*WHAT IS ASKED*
Restate, exactly and without pictures, the lines from the start of the listing below through the line holding "lblfont = dict(size=8, color=BLACK, family=FONT)".
————————
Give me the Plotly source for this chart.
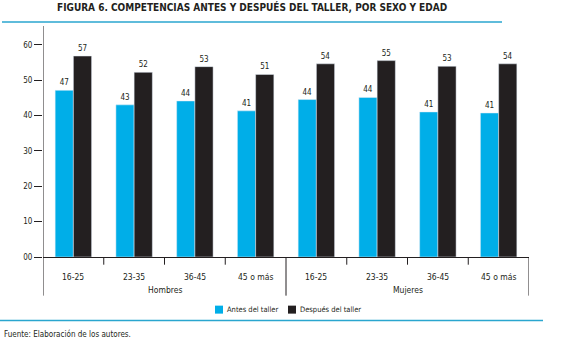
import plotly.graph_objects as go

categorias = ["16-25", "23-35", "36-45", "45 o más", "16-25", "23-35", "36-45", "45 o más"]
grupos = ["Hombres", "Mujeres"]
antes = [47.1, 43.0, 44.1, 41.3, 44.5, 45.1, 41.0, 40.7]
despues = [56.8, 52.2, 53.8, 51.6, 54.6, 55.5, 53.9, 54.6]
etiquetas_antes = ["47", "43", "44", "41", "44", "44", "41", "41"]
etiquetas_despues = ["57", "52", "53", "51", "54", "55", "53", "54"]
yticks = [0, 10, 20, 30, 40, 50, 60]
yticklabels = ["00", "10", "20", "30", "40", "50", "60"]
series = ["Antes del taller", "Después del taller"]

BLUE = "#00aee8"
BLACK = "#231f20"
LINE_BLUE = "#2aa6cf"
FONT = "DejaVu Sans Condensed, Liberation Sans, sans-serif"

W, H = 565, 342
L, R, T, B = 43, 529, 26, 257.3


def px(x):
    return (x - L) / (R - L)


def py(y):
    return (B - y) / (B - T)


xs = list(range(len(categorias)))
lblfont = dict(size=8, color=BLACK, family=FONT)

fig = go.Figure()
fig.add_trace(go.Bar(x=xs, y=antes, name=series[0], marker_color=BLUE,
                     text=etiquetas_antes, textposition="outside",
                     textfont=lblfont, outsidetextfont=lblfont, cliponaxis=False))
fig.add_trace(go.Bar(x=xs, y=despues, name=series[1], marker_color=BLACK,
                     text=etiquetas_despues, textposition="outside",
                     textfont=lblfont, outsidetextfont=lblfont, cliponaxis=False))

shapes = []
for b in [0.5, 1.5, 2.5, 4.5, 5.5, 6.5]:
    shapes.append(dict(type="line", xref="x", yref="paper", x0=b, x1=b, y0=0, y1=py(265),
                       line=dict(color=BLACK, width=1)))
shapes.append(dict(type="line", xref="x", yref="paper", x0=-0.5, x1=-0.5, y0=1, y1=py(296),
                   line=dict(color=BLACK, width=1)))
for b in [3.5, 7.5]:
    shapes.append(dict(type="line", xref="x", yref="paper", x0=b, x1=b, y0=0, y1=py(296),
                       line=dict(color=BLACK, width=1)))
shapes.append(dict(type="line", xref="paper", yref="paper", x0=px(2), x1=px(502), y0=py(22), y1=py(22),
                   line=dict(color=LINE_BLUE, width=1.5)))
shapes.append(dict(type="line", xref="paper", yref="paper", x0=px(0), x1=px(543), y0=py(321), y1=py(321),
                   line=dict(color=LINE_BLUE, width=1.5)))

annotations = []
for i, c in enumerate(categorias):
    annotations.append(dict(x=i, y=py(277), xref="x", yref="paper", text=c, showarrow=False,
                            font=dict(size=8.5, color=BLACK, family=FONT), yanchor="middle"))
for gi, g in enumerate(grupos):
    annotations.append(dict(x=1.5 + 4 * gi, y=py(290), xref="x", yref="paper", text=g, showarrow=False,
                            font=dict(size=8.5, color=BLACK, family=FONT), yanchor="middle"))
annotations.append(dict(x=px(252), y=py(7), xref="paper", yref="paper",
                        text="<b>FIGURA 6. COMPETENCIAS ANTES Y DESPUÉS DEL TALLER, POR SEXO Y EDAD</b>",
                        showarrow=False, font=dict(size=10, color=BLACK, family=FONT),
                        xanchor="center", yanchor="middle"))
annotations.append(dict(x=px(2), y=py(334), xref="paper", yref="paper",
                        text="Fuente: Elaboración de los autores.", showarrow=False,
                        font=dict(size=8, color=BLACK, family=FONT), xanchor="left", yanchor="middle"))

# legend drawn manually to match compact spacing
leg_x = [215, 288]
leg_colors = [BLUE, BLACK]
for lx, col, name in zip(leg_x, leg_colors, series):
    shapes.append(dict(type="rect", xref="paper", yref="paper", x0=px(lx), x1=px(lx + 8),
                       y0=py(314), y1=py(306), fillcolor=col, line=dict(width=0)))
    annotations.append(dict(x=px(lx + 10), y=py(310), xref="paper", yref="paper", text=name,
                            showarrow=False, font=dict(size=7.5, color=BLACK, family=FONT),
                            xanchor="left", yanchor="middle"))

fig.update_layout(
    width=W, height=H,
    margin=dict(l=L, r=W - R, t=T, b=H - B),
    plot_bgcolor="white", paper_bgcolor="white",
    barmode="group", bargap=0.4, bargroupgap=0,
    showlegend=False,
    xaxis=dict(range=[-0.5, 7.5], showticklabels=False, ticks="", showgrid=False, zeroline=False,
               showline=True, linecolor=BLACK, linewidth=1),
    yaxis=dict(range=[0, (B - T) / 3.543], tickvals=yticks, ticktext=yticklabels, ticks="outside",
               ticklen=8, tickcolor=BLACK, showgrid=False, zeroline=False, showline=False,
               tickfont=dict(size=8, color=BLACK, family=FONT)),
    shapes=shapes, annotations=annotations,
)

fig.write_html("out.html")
————————
*THE RESULT*
Give me the Plotly source for this chart.
import plotly.graph_objects as go

categorias = ["16-25", "23-35", "36-45", "45 o más", "16-25", "23-35", "36-45", "45 o más"]
grupos = ["Hombres", "Mujeres"]
antes = [47.1, 43.0, 44.1, 41.3, 44.5, 45.1, 41.0, 40.7]
despues = [56.8, 52.2, 53.8, 51.6, 54.6, 55.5, 53.9, 54.6]
etiquetas_antes = ["47", "43", "44", "41", "44", "44", "41", "41"]
etiquetas_despues = ["57", "52", "53", "51", "54", "55", "53", "54"]
yticks = [0, 10, 20, 30, 40, 50, 60]
yticklabels = ["00", "10", "20", "30", "40", "50", "60"]
series = ["Antes del taller", "Después del taller"]

BLUE = "#00aee8"
BLACK = "#231f20"
LINE_BLUE = "#2aa6cf"
FONT = "DejaVu Sans Condensed, Liberation Sans, sans-serif"

W, H = 565, 342
L, R, T, B = 43, 529, 26, 257.3


def px(x):
    return (x - L) / (R - L)


def py(y):
    return (B - y) / (B - T)


xs = list(range(len(categorias)))
lblfont = dict(size=8, color=BLACK, family=FONT)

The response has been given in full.